Ver Modesto da Silveira significa presenciar uma parte desta história do Brasil. Note-se também o discurso que Marcel Soares proferiu para introduzi-lo: ele recorda, para quem esqueceu, que a história continua a ser feita.
Há muito a fazer no campo da história. Por isso, é muito oportuna a publicação de Habeas Corpus: que se apresente o corpo, disponível nesta ligação. Trata-se de livro lançado em dezembro de 2010 pela Secretaria Nacional de Direitos Humanos. Paulo Vannuchi, na introdução, aborda as desavenças dentro do Executivo e com o Executivo no tocante à criação de uma Comissão Nacional de Verdade e afirma o objetivo desta publicação:
O livro Habeas Corpus sistematiza e resume todas as informações que foi possível colher ao longo de décadas a respeito da possível localização dos restos mortais, muitas vezes com datas e dados contraditórios entre si. Se existir algum grande mérito nessa compilação, ele cabe inteiramente ao esforço heróico dos familiares das vítimas, ex-presos políticos e ativistas que resistiram a décadas de portas fechadas, descaso, omissões, ameaças e até morte, como foi o caso de Zuzu Angel. A esses lutadores e a essas lutadoras, mães, irmãs, filhas, parentes de todo tipo, que nunca desistiram dessa busca, esse livro deve ser dedicado.
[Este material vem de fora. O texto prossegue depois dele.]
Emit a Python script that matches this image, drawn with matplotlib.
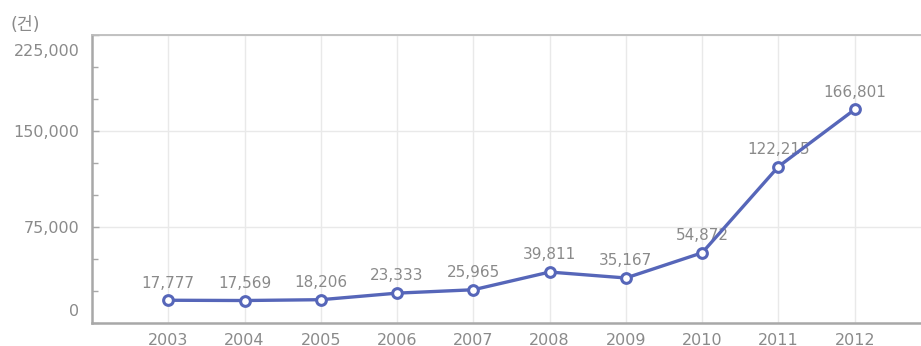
import matplotlib
matplotlib.use("Agg")
import matplotlib.pyplot as plt
import matplotlib.transforms as mtransforms
from matplotlib.ticker import MultipleLocator, FuncFormatter

# ── data ──────────────────────────────────────────────────────────────────────
years = [2003, 2004, 2005, 2006, 2007, 2008, 2009, 2010, 2011, 2012]
counts = [17777, 17569, 18206, 23333, 25965, 39811, 35167, 54872, 122215, 166801]
y_ticks = [0, 75000, 150000, 225000]

C_LINE = "#5666b9"
C_TEXT = "#8a8a8a"
C_SPINE = "#a8a8a8"
C_GRID = "#e9e9e9"

plt.rcParams["font.family"] = ["DejaVu Sans", "Noto Sans CJK KR"]

# ── figure ────────────────────────────────────────────────────────────────────
fig = plt.figure(figsize=(9.21, 3.46), dpi=100)
fig.patch.set_facecolor("white")
ax = fig.add_axes([92 / 921, 1 - 323 / 346, 839 / 921, 288 / 346])

ax.plot(years, counts, color=C_LINE, linewidth=2.4, marker="o",
        markersize=7, markerfacecolor="white", markeredgecolor=C_LINE,
        markeredgewidth=2.2, zorder=5, clip_on=False)

for x, y in zip(years, counts):
    ax.annotate(f"{y:,}", xy=(x, y), xytext=(0, 7), textcoords="offset points",
                ha="center", va="bottom", fontsize=11, color=C_TEXT, zorder=3)

ax.set_xlim(2002, 2013)
ax.set_ylim(0, 225000)
ax.set_xticks(years)
ax.set_yticks(y_ticks)
ax.yaxis.set_minor_locator(MultipleLocator(25000))
ax.yaxis.set_major_formatter(FuncFormatter(lambda v, p: f"{int(v):,}"))

ax.grid(True, color=C_GRID, linewidth=1.0, zorder=0)
ax.set_axisbelow(True)

ax.tick_params(axis="x", length=0, pad=7, labelsize=11.5, labelcolor=C_TEXT)
ax.tick_params(axis="y", which="major", direction="in", length=5, width=1,
               color=C_SPINE, pad=9, labelsize=11.5, labelcolor=C_TEXT)
ax.tick_params(axis="y", which="minor", direction="in", length=4, width=1,
               color=C_SPINE)

# end labels sit inside the frame, as in the original
labels = ax.get_yticklabels()
labels[0].set_transform(labels[0].get_transform() +
                        mtransforms.ScaledTranslation(0, 13 / 100, fig.dpi_scale_trans))
labels[-1].set_transform(labels[-1].get_transform() +
                         mtransforms.ScaledTranslation(0, -15 / 100, fig.dpi_scale_trans))

for side in ["left", "bottom"]:
    ax.spines[side].set_color(C_SPINE)
    ax.spines[side].set_linewidth(1.8)
for side in ["top", "right"]:
    ax.spines[side].set_color("#bdbdbd")
    ax.spines[side].set_linewidth(1.3)

fig.text(10 / 921, 1 - 25 / 346, "(건)", ha="left", va="center",
         fontsize=12.5, color=C_TEXT)

fig.savefig("out.png", dpi=100, facecolor="white")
Ele se oferece como um primeiro guia para leitura e discussão entre os parlamentares que decidirão sobre aprovar ou não a criação da Comissão Nacional da Verdade. E, mais ainda, como um roteiro inicial para os próprios integrantes dessa Comissão, caso o Legislativo brasileiro assim o decidir. (p. 5)
Seria um efeito político profícuo. Fábio Konder Comparato é citado nas páginas 23 e 24 por conta da inadmissibilidade da extensão dos efeitos da lei de anistia de 1979 aos "carrascos do regime militar". Anthony Pereira, na análise da permanência no Judiciário dos juízes que aderiram ao golpe militar, e no caráter "profundamente autoritário" da cultura judicial (p. 25).
A Operação Condor, este exemplo de cooperação sul-americana no Terror de Estado, recebe destaque. Falta o Brasil democrático aderir à cooperação na punição desse Terror. O livro explica as iniciativas, após a democratização, da Argentina, Chile, Uruguai e Paraguai para realizar a justiça de transição.
Os casos de desaparecidos começam na página 57; ao longo do texto, desmontam-se farsas encenadas pelas autoridades da época, como Alfredo Buzaid (como a da página 78) e Romeu Tuma, recentemente canonizado pela imprensa brasileira após sua morte em outubro de 2010 (ver, por exemplo, a página 279). E recuperam-se histórias como a de Antônio Raymundo de Lucena (p. 307), ex-militante da VPR (Vanguarda Popular Revolucionária), que foi morto diante da esposa, Damaris Oliveira Lucena, e dos filhos. Ela e seu filho Ariston foram presos; ela acabou deixando o Brasil, exilando-se com os filhos no México e, depois, em Cuba.
Foi deferida a Damaris indenização segundo a lei 10559 de 2002. Os filhos foram anistiados em 2010. Porém, o corpo de Antônio nunca foi devolvido.
Esse corpo que se faz presente por meio de sua ausência é uma imagem exata da democracia brasileira.